[Problem details]: Only the lines from the start of the data through the line containing "tick_vals = [quarters.index(q)" should be written out, exactly as they are, with both ends included and the pictures left out.

[Supplied data]:

(begin)

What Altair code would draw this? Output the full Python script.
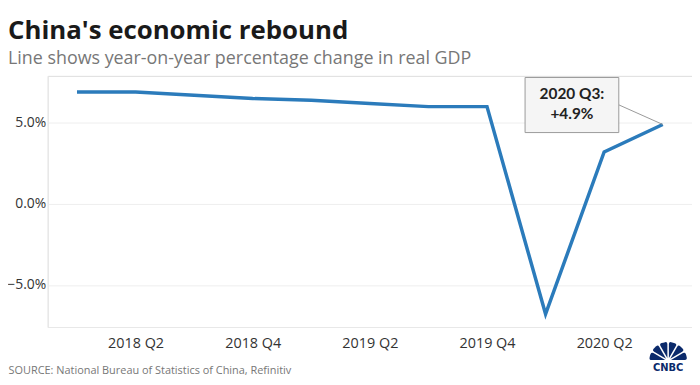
import altair as alt
import pandas as pd

# ---- data ----
quarters = ["2018 Q1", "2018 Q2", "2018 Q3", "2018 Q4",
            "2019 Q1", "2019 Q2", "2019 Q3", "2019 Q4",
            "2020 Q1", "2020 Q2", "2020 Q3"]
gdp = [6.9, 6.9, 6.7, 6.5, 6.4, 6.2, 6.0, 6.0, -6.8, 3.2, 4.9]
tick_quarters = ["2018 Q2", "2018 Q4", "2019 Q2", "2019 Q4", "2020 Q2"]
y_ticks = [-5, 0, 5]

title = "China's economic rebound"
subtitle = "Line shows year-on-year percentage change in real GDP"
source = "SOURCE: National Bureau of Statistics of China, Refinitiv"

# callout box (data units) for the last point
box_x = [7.65, 9.25]
box_y = [4.4, 7.8]
box_text_x = [8.45, 8.45]
box_text_y = [6.78, 5.57]
connector_start = [9.25, 6.11]

# logo feathers (angles in radians)
feather_start = [4.71, 5.24, 5.76, 6.28, 6.81, 7.33]
feather_end = [5.24, 5.76, 6.28, 6.81, 7.33, 7.85]

FONT = "Open Sans"
BLUE = "#2b7bbb"

df = pd.DataFrame({"idx": list(range(len(quarters))), "quarter": quarters, "gdp": gdp})
label_expr = "[" + ",".join("'%s'" % q for q in quarters) + "][datum.value]"
tick_vals = [quarters.index(q) for q in tick_quarters]

xscale = alt.Scale(domain=[-0.5, len(quarters) - 0.5], nice=False, zero=False)
yscale = alt.Scale(domain=[-7.6, 7.9], nice=False, zero=False)

xaxis = alt.Axis(values=tick_vals, labelExpr=label_expr, grid=False, ticks=False,
                 domain=True, domainColor="#e8e8e8", labelFontSize=14.5,
                 labelColor="#333333", labelFont=FONT, labelPadding=10,
                 title=source, titleAnchor="start", titleAlign="left",
                 titleBaseline="middle", titleX=-40, titleY=44,
                 titleFont=FONT, titleFontSize=11, titleFontWeight="normal",
                 titleColor="#777777")
yaxis = alt.Axis(values=y_ticks, labelExpr="format(datum.value, '.1f') + '%'",
                 grid=True, gridColor="#eeeeee", ticks=False, domain=True,
                 domainColor="#e8e8e8", labelFontSize=14, labelColor="#333333",
                 labelFont=FONT, labelPadding=2, title=None)

line = alt.Chart(df).mark_line(color=BLUE, strokeWidth=3.5, strokeJoin="miter").encode(
    x=alt.X("idx:Q", scale=xscale, axis=xaxis),
    y=alt.Y("gdp:Q", scale=yscale, axis=yaxis),
)

last = df.iloc[[-1]]
conn_df = pd.DataFrame({"x": [connector_start[0]], "y": [connector_start[1]],
                        "x2": [last["idx"].iloc[0]], "y2": [last["gdp"].iloc[0]]})
connector = alt.Chart(conn_df).mark_rule(color="#999999", strokeWidth=1).encode(
    x=alt.X("x:Q", scale=xscale, axis=xaxis), y=alt.Y("y:Q", scale=yscale, axis=yaxis),
    x2="x2:Q", y2="y2:Q")

box_df = pd.DataFrame({"x": [box_x[0]], "x2": [box_x[1]], "y": [box_y[0]], "y2": [box_y[1]]})
box = alt.Chart(box_df).mark_rect(fill="#f5f5f5", stroke="#9a9a9a", strokeWidth=1).encode(
    x=alt.X("x:Q", scale=xscale, axis=xaxis), x2="x2:Q",
    y=alt.Y("y:Q", scale=yscale, axis=yaxis), y2="y2:Q")

txt_df = pd.DataFrame({"x": box_text_x, "y": box_text_y,
                       "t": [quarters[-1] + ":", "+%.1f%%" % gdp[-1]]})
box_text = alt.Chart(txt_df).mark_text(font="Lato", fontSize=15.5, fontWeight="bold",
                                       color="#222222", align="center", baseline="middle").encode(
    x=alt.X("x:Q", scale=xscale, axis=xaxis), y=alt.Y("y:Q", scale=yscale, axis=yaxis), text="t:N")

logo_df = pd.DataFrame({"t0": feather_start, "t1": feather_end})
logo = alt.Chart(logo_df).mark_arc(radius=19, innerRadius=3, padAngle=0.08, cornerRadius=2,
                                   color="#0b2a6b").encode(
    theta=alt.Theta("t0:Q", scale=None), theta2="t1:Q",
    x=alt.value(625), y=alt.value(287))
logo_text = alt.Chart(pd.DataFrame({"t": ["CNBC"]})).mark_text(
    font="DejaVu Sans", fontSize=10, fontWeight="bold", color="#0b2a6b", baseline="top").encode(
    x=alt.value(625), y=alt.value(289), text="t:N")

chart = alt.layer(line, connector, box, box_text, logo, logo_text).properties(
    width=649, height=253,
    title=alt.TitleParams(text=title, subtitle=subtitle, anchor="start", frame="group",
                          dx=-40, offset=8,
                          font=FONT, fontSize=26, fontWeight="bold", color="#1a1a1a",
                          subtitleFont=FONT, subtitleFontSize=18,
                          subtitleColor="#777777", subtitlePadding=6),
    autosize=alt.AutoSizeParams(type="none"),
    padding={"left": 40, "top": 67, "right": 0, "bottom": 48},
).configure_view(strokeWidth=0).configure(background="white")

chart.save("out.html", embed_options={"renderer": "svg", "actions": False})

(end)

[Task solution]:
What Altair code would draw this? Output the full Python script.
import altair as alt
import pandas as pd

# ---- data ----
quarters = ["2018 Q1", "2018 Q2", "2018 Q3", "2018 Q4",
            "2019 Q1", "2019 Q2", "2019 Q3", "2019 Q4",
            "2020 Q1", "2020 Q2", "2020 Q3"]
gdp = [6.9, 6.9, 6.7, 6.5, 6.4, 6.2, 6.0, 6.0, -6.8, 3.2, 4.9]
tick_quarters = ["2018 Q2", "2018 Q4", "2019 Q2", "2019 Q4", "2020 Q2"]
y_ticks = [-5, 0, 5]

title = "China's economic rebound"
subtitle = "Line shows year-on-year percentage change in real GDP"
source = "SOURCE: National Bureau of Statistics of China, Refinitiv"

# callout box (data units) for the last point
box_x = [7.65, 9.25]
box_y = [4.4, 7.8]
box_text_x = [8.45, 8.45]
box_text_y = [6.78, 5.57]
connector_start = [9.25, 6.11]

# logo feathers (angles in radians)
feather_start = [4.71, 5.24, 5.76, 6.28, 6.81, 7.33]
feather_end = [5.24, 5.76, 6.28, 6.81, 7.33, 7.85]

FONT = "Open Sans"
BLUE = "#2b7bbb"

df = pd.DataFrame({"idx": list(range(len(quarters))), "quarter": quarters, "gdp": gdp})
label_expr = "[" + ",".join("'%s'" % q for q in quarters) + "][datum.value]"
tick_vals = [quarters.index(q) for q in tick_quarters]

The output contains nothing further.